As a director, I’ve made a practice of developing theatrical events that take place outside conventional theater spaces. I love language, music, and narrative, but Space speaks to me. Space defines the boundaries of interaction, and unconventional spaces force deeper connections with the audience. And I believe that it is interaction and connection that make the live experience special.
Often in a conventional theater setting the piece is delivered to the audience – framed by the familiar architecture we associate with live art (controlled acoustics, darkness, theater seats), everyone can see and hear basically the same thing. In site-specific work, individual participants have unique encounters with the piece. For example, you might turn a corner and spot a scene about to begin, or peer through a window to see a character rocking in a chair, or come off the elevator to witness a scene in progress. In site specific performance the audience is, more often than not, ready for anything. In mobile works, the audience is on their feet, ready to move and respond.
In conventional theater, I find that audiences tip back into their seats, sedated, seduced by the darkness, and the controlled harmony of story and space.

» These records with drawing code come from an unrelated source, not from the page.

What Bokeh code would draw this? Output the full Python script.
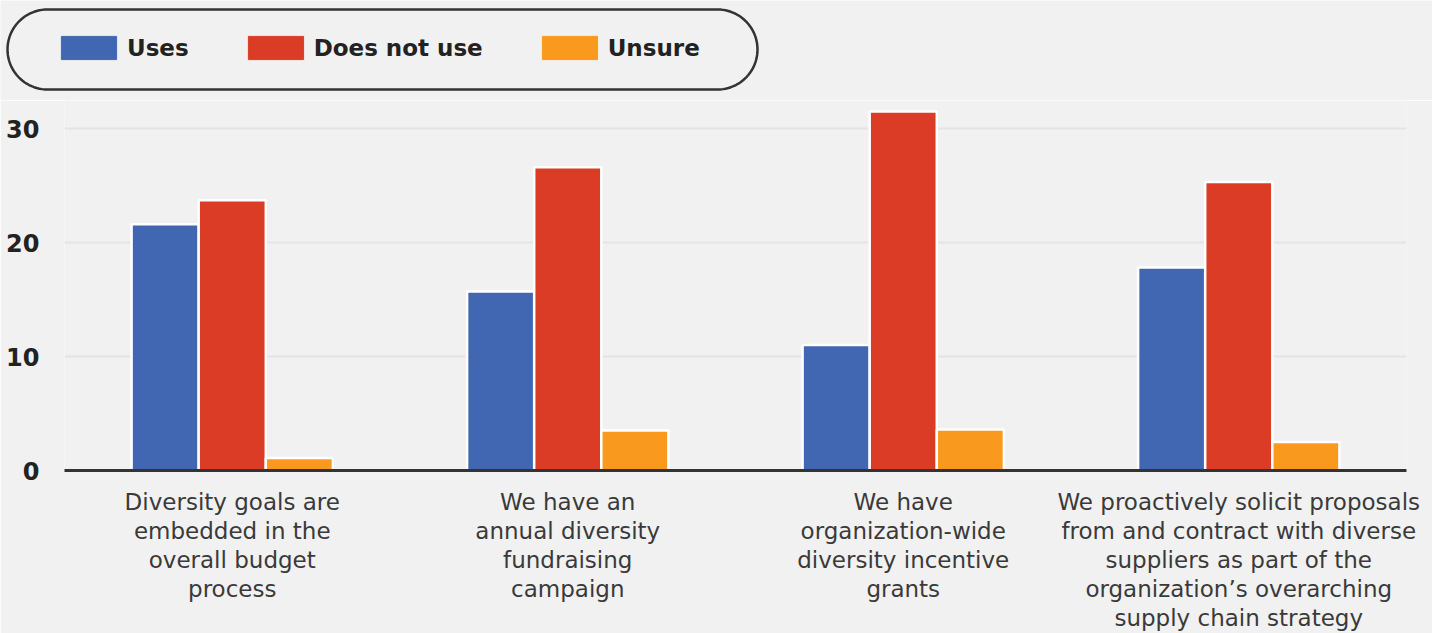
import numpy as np
from bokeh.plotting import figure
from bokeh.models import (ColumnDataSource, FactorRange, Range1d, FixedTicker,
                          Legend, LegendItem)
from bokeh.transform import dodge
from bokeh.embed import file_html
from bokeh.resources import INLINE

# ---- data ----
categories = [
    "Diversity goals are\nembedded in the\noverall budget\nprocess",
    "We have an\nannual diversity\nfundraising\ncampaign",
    "We have\norganization-wide\ndiversity incentive\ngrants",
    "We proactively solicit proposals\nfrom and contract with diverse\nsuppliers as part of the\norganization\u2019s overarching\nsupply chain strategy",
]
series_names = ["Uses", "Does not use", "Unsure"]
uses = [21.6, 15.7, 11.0, 17.8]
does_not_use = [23.7, 26.6, 31.5, 25.3]
unsure = [1.1, 3.5, 3.6, 2.5]
y_ticks = [0, 10, 20, 30]

colors = ["#4267b2", "#db3c26", "#f99a1e"]
BG = "#f1f1f1"
FONT = "DejaVu Sans"
W = 1432
LEG_H = 100
MAIN_H = 533

# ---------------- legend strip ----------------
lf = figure(width=W, height=LEG_H, x_range=Range1d(0, W), y_range=Range1d(0, LEG_H),
            x_axis_type=None, y_axis_type=None, output_backend="svg",
            toolbar_location=None, min_border=0)
lf.background_fill_color = BG
lf.border_fill_color = BG
lf.outline_line_color = None
lf.xgrid.visible = False
lf.ygrid.visible = False

# rounded (stadium) frame around the legend, in pixel units of this strip
bx0, bx1, by0, by1, rad = 7.0, 757.0, LEG_H - 89.0, LEG_H - 9.0, 40.0
t = np.linspace(0, np.pi / 2, 24)
xs, ys = [], []
for cx, cy, a0 in [(bx1 - rad, by1 - rad, 0.0), (bx0 + rad, by1 - rad, np.pi / 2),
                   (bx0 + rad, by0 + rad, np.pi), (bx1 - rad, by0 + rad, 1.5 * np.pi)]:
    xs.extend(cx + rad * np.cos(t + a0))
    ys.extend(cy + rad * np.sin(t + a0))
xs.append(xs[0]); ys.append(ys[0])
lf.line(xs, ys, line_color="#333333", line_width=2.5)

# off-screen placeholder glyphs, only used to draw the legend swatches
dummy = ColumnDataSource(data=dict(x=[-1000], top=[0]))
leg_renderers = [lf.vbar(x="x", top="top", width=1, source=dummy,
                         fill_color=c, line_color=c) for c in colors]
legend = Legend(items=[LegendItem(label=n, renderers=[r])
                       for n, r in zip(series_names, leg_renderers)],
                orientation="horizontal", location=(54, LEG_H - 62),
                glyph_width=69, glyph_height=29, label_standoff=4, spacing=52,
                padding=0, margin=0, label_text_font=FONT,
                label_text_font_style="bold", label_text_font_size="23px",
                label_text_color="#222222", label_height=29,
                border_line_color=None, background_fill_alpha=0)
lf.add_layout(legend, "center")

# ---------------- main chart ----------------
source = ColumnDataSource(data=dict(cat=categories, uses=uses,
                                    dnu=does_not_use, unsure=unsure))

p = figure(x_range=FactorRange(*categories), y_range=Range1d(0, 32.46),
           width=W, height=MAIN_H, output_backend="svg",
           toolbar_location=None, min_border_left=64, min_border_right=26,
           min_border_top=0, min_border_bottom=0)
p.background_fill_color = BG
p.border_fill_color = BG
p.outline_line_color = None

cols = ["uses", "dnu", "unsure"]
offsets = [-0.2, 0.0, 0.2]
for col, off, c in zip(cols, offsets, colors):
    p.vbar(x=dodge("cat", off, range=p.x_range), top=col, width=0.2,
           source=source, fill_color=c, line_color="white", line_width=2.5)

p.yaxis.ticker = FixedTicker(ticks=y_ticks)
p.yaxis.axis_line_color = None
p.yaxis.major_tick_line_color = None
p.yaxis.minor_tick_line_color = None
p.yaxis.major_label_text_font = FONT
p.yaxis.major_label_text_font_style = "bold"
p.yaxis.major_label_text_font_size = "24px"
p.yaxis.major_label_text_color = "#222222"
p.yaxis.major_label_standoff = 19

p.xaxis.axis_line_color = "#333333"
p.xaxis.axis_line_width = 3
p.xaxis.major_tick_line_color = None
p.xaxis.minor_tick_line_color = None
p.xaxis.major_label_text_font = FONT
p.xaxis.major_label_text_font_size = "23px"
p.xaxis.major_label_text_color = "#3a3a3a"
p.xaxis.major_label_text_line_height = 1.12
p.xaxis.major_label_standoff = 12
p.x_range.range_padding = 0

p.xgrid.grid_line_color = None
p.ygrid.grid_line_color = "#e4e4e6"
p.ygrid.grid_line_width = 2

open("out.html", "w").write(file_html([lf, p], INLINE))
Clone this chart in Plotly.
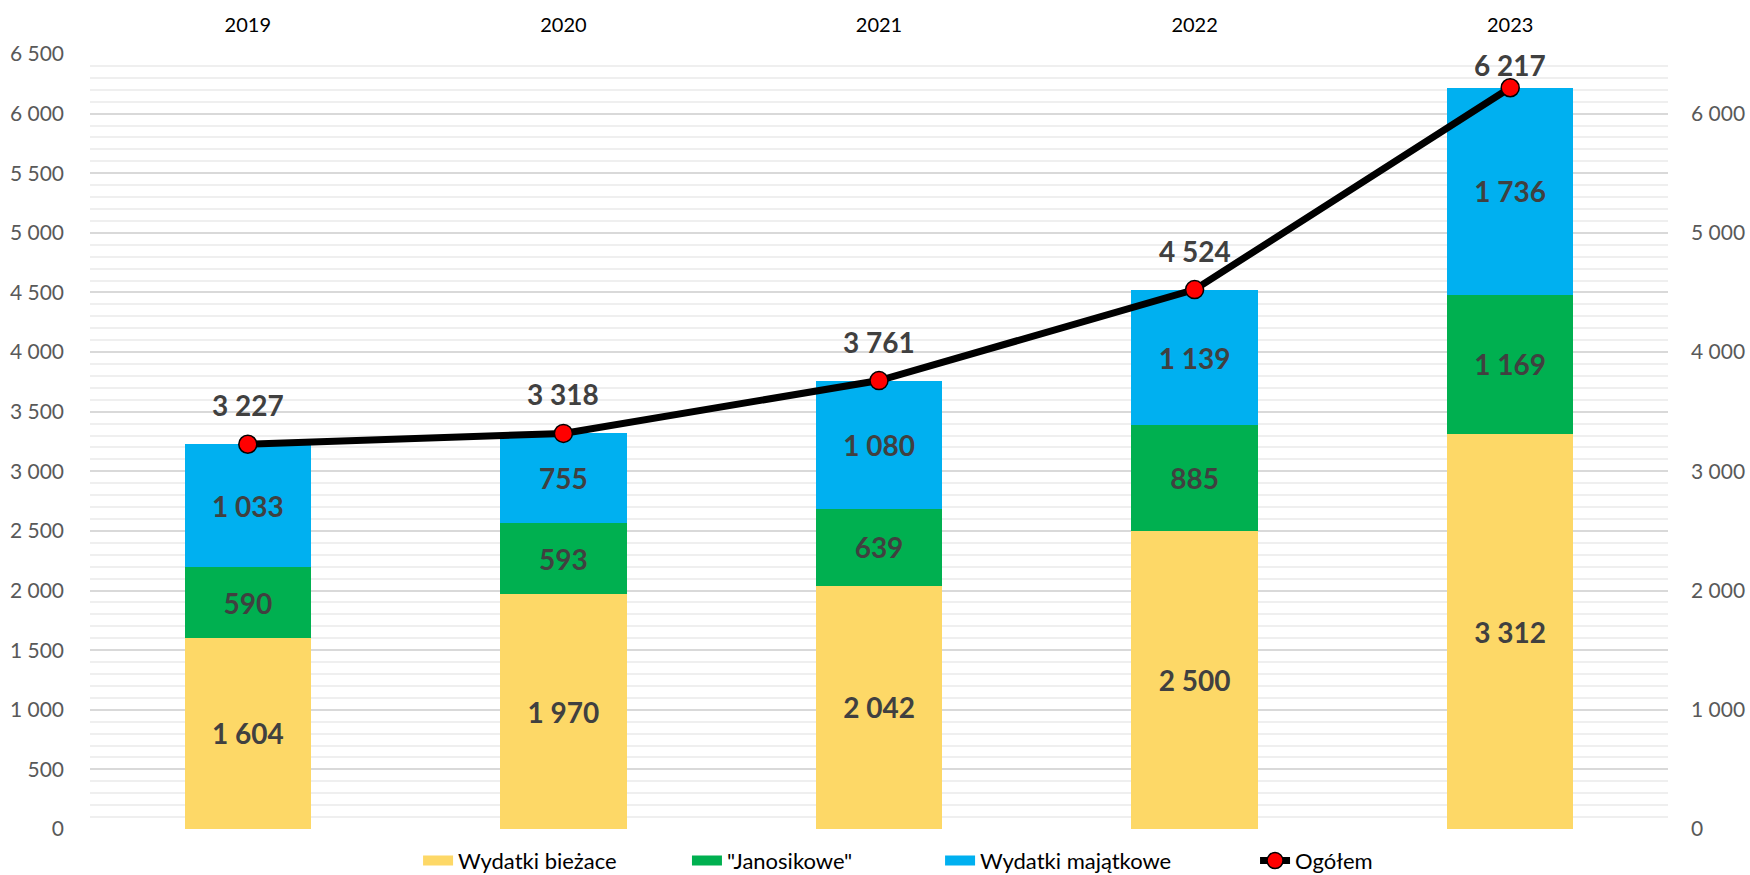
import plotly.graph_objects as go

years = ["2019", "2020", "2021", "2022", "2023"]
biezace = [1604, 1970, 2042, 2500, 3312]
janosikowe = [590, 593, 639, 885, 1169]
majatkowe = [1033, 755, 1080, 1139, 1736]
ogolem = [3227, 3318, 3761, 4524, 6217]

left_ticks = list(range(0, 6501, 500))
right_ticks = list(range(0, 6001, 1000))

FONT = "Lato"
LBL = dict(family=FONT, size=28, color="#404040", weight="bold")
YMAX = 6500
PLOT_H = 775  # plot area height in px

fig = go.Figure()

series = [
    ("Wydatki bieżace", biezace, "#FDD867", "legend"),
    ("\"Janosikowe\"", janosikowe, "#00B050", "legend2"),
    ("Wydatki majątkowe", majatkowe, "#00B0F0", "legend3"),
]

for name, vals, color, _ in series:
    fig.add_trace(go.Bar(
        x=years, y=vals, name=name, showlegend=False,
        marker=dict(color=color, line=dict(width=0)),
        texttemplate="%{y:,}", textposition="inside", insidetextanchor="middle",
        textangle=0, insidetextfont=LBL,
    ))

# legend swatches (wide colour strips like the original)
for name, vals, color, lg in series:
    fig.add_trace(go.Scatter(
        x=[None], y=[None], name=name, mode="lines", legend=lg,
        line=dict(color=color, width=12), hoverinfo="skip",
    ))

fig.add_trace(go.Scatter(
    x=years, y=ogolem, name="Ogółem", yaxis="y2", mode="lines+markers", legend="legend4",
    line=dict(color="black", width=7),
    marker=dict(color="#FF0000", size=18, line=dict(color="black", width=1.5)),
))

for i, v in enumerate(ogolem):
    dist_top = (YMAX - v) * PLOT_H / YMAX
    shift = min(39, dist_top - 11)
    fig.add_annotation(x=i, y=v, xref="x", yref="y2", text=f"{v:,}".replace(",", " "),
                       showarrow=False, yshift=shift, font=LBL)

leg_common = dict(orientation="h", xanchor="left", yanchor="middle", y=-0.041,
                  font=dict(family=FONT, size=22, color="black"),
                  bgcolor="rgba(0,0,0,0)", itemwidth=30)

fig.update_layout(
    width=1750, height=875,
    margin=dict(l=90, r=82, t=54, b=46, autoexpand=False),
    plot_bgcolor="white", paper_bgcolor="white",
    barmode="stack", bargap=0.6,
    separators=", ",
    font=dict(family=FONT, size=21, color="#595959"),
    showlegend=True,
    legend=dict(x=0.2079, **leg_common),
    legend2=dict(x=0.3783, **leg_common),
    legend3=dict(x=0.5387, **leg_common),
    legend4=dict(x=0.7383, **leg_common),
    xaxis=dict(type="category", range=[-0.5, 4.5], side="top",
               tickfont=dict(family=FONT, size=20, color="black"),
               showgrid=False, ticks="", ticklabelstandoff=17, showline=False),
    yaxis=dict(range=[0, YMAX], tickvals=left_ticks, tickformat=",",
               showgrid=True, gridcolor="#D9D9D9", gridwidth=1.5,
               minor=dict(dtick=100, showgrid=True, gridcolor="#EFEFEF", gridwidth=1.5),
               zeroline=False, ticks="", ticklabelstandoff=25,
               tickfont=dict(family=FONT, size=21, color="#595959")),
    yaxis2=dict(range=[0, YMAX], tickvals=right_ticks, tickformat=",",
                overlaying="y", side="right", showgrid=False, zeroline=False,
                ticks="", ticklabelstandoff=22,
                tickfont=dict(family=FONT, size=21, color="#595959")),
)

# remove the default page margin so the 1750x875 figure fills the window exactly
fig.write_html("out.html", config={"displayModeBar": False},
               post_script="document.body.style.margin='0px';document.body.style.overflow='hidden';")
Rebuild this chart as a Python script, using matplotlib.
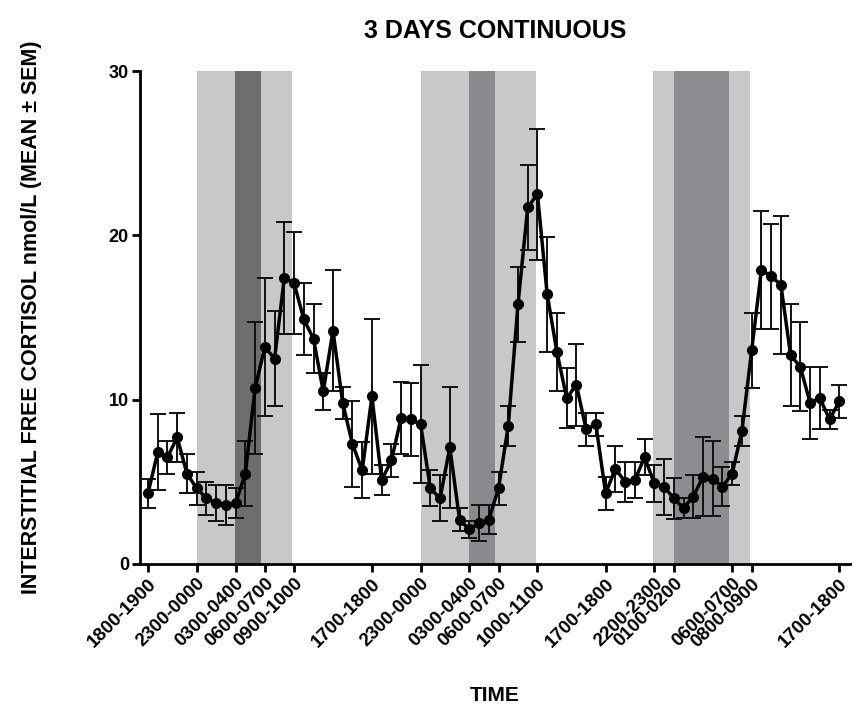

Even with the best material and the gutsiest actors, audiences can be complacent and their expectations inert. But, in many ways, I’ve found that producing and creating site-specific work is an amazing opportunity to connect with audiences in a new way for everyone.
Pursuing puzzle pieces
Whether in totally fabricated environments like The Children's Theater Company's production of Romeo and Juliet in their Cargill stage or on the back patio of a residence in the Mac-Groveland neighborhood, as with Skewed Visions' production of He Woke Up In A Strange Place Called Home And Although Looking For Bed He Kept Finding Death Instead, I love watching the audience become curious, watching them pursue each piece of the puzzle—pursuing characters, pursuing ideas in tandem with the organic "clock" of the performance.
Another one of my favorite site-specific experience was Small Metal Objects—its audience placed in the Walker Sculpture Park, facing south as the action unfolded amidst the regular traffic of a lively Saturday afternoon.
One of my own projects, Mpls Pinter Studies, was a promenade evening inspired by the short works of Harold Pinter. We wanted to challenge independent artists and groups to create short "chamber" work within the Colonial Warehouse Building—its hallways, elevators, corridors and basement storage facilities.
In another project, Orpheus and Eurydice: A Picnic Operetta, an opera created for community garden spaces, we served a five-course sampling menu. We wanted to present our audience with a tangible connection between the story and the space of performance. With our community gardens operetta, our story, myth, and music unfolded within urban agriculture, embodying our concept of renewal.
Though it may appear to be a liability, I've found performing in found spaces to be luxurious. Because found spaces often come with a variety of amenities. When you ask simple, practical questions, you often discover simple, wonderful solutions: How do people and animals move through this space? What makes this space topographically specific? Just as gardeners and landscape architects use spaces to maximize the surface area and support the productivity of plants, theatermakers can look at the same space to promote interaction and serve narrative. Every slope and twist and crack can reinforce dramatic action.
One of the most important luxuries of site specific performance is that it is unmistakably alive, i.e. life happens all around the performance, and a real life experience is had by all the artists and participants together. At our "picnic operetta" in the garden, random pedestrians, squirrels, clouds, and worms added to the live-ness of the story. The food we prepared and consumed in our "kitchen garden theater" was partially grown on the sites of the performance. Just as wine and grapes develop their characteristics from the qualities of soil, climate, and topography they are grown in, our opera mixed with the urban sounds and local flavors to bring old, sometimes moldy, characters out of ancient Greece and into local neighborhoods—where the audience experiences the unique terroir of the performance site.
Of course, there have been struggles: Bugs, barking dogs, gusts of sand blowing through the action, plus confused janitors, unexpected vacuum-cleaning sounds, and elevators that don't work. Audience security and actor safety can be compromised in these temperamental and unpredictable spaces.
Yet even with these dangers, I'm constantly imagining the live experience available in many settings. How about freeway overpasses, shopping mall rotundas, maple groves and meadows? All have their own unique landscape, dynamics, and tactile surfaces to explore. Artists can frame the potential for magic in these structures while the audience personalizes the experience.
In the best possible scenarios, interaction transforms the space from just another hallway to a site of human connection.